丁兰朵也察觉到了顾凌深的不对劲,但随后便是一阵大笑,“哈哈哈,我看你以后还怎么嘲笑我!”
“我是嘲笑你的傻,不是那一身力气。”顾凌深嘲讽道,左右看了一眼依旧沉默寡言的徒弟,她叹了口气,“小渊,倒杯茶来。”
“是!”林渊甚是乖巧地点头答应,他没有灵力,对魔气或者灵力并没有太多实打实的理解,除了瘴气会让他难受。但他能察觉到,师父并没有太大变化。只是看了怀散的反应,他才隐隐约约意识到,灵力对于修士意味之大已经超乎了他的想象。
顾凌深喝了口茶,静静地等韩子敬出结果,此时丁兰朵也没了打趣,手指紧握住费忘的。
一番漫长的等待,除了茶水的清脆的碰撞声,周围便没了声音。
韩子敬从研究室出来的时候,目光就齐齐放在了他身上。
“顾长老,这戾气怕是清除不了了,过于强悍,和晚空的异曲同工之妙,只能治标不治本了。”
“这样啊。”顾凌深很是认真地点了点头,“没事。”
“嗯,对!”韩子敬连忙附和着,“我可以为你压制住那股戾气,只不过以后运功时,不要出全力,五成就好。否则体内真气可能会失控。”
“我会把握好分寸的。”顾凌深淡淡一笑,这是在安慰关心自己的人。
“那便好,不过你和晚空的问题还有所不同,我需要对比一下,对了,他人呢?”韩子敬这几天一直在研究沸水的成分,想要从中探寻其中的秘密,一直彻夜不眠地研究,是以并不知道晚空已经去世的真相。
“他,为了救我,去世了!”
“什么?”少年男子猛地向后退了几步,疲惫的脸上带着几分痛惜,“他……在哪?”
“他消失在了最北边的古海。”顾凌深垂着眸子,语气淡了几分,但细细听,就能从中发现那无尽的哀伤。
“我……”韩子敬瘫坐在椅子上,掩面而泣,“我还曾经说过,带他去清河。”
他只是一个游医,初见晚空的时候便被那一身如月的气质所吸引,他只是一个人类,没有灵力,不用医术就辨不清那所谓满身的戾气。

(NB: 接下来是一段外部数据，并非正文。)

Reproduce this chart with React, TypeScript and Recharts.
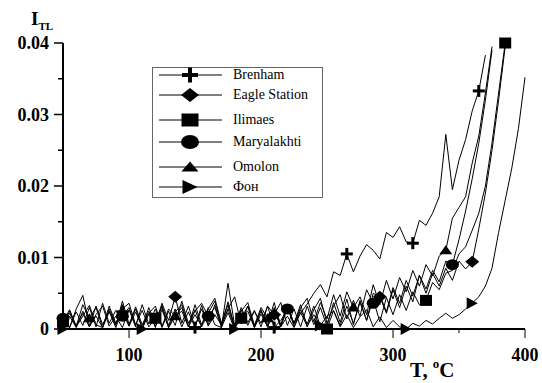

清潭的山石之上长着纯白的雪莲,第一次见到这样的植物更是让他新生欢喜,也使他忘记了神谷的危险。
他还记得当时他指着那雪莲问晚空,“这是你的吗?”
晚空盯着自己看了好久,然后摇头,给他腾开位置,只静静地看着他慢慢地爬上清潭上凸起的山石。
神谷的夜晚总是冷的,他见晚空衣着单薄,便介意待会儿一起去烤火,对方却不言语,只是静静地望着他。
但后来晚空还是来了,还花时间带他找了其他地方的灵芝。
虽然始终没有说话,但他认定他是一个好人。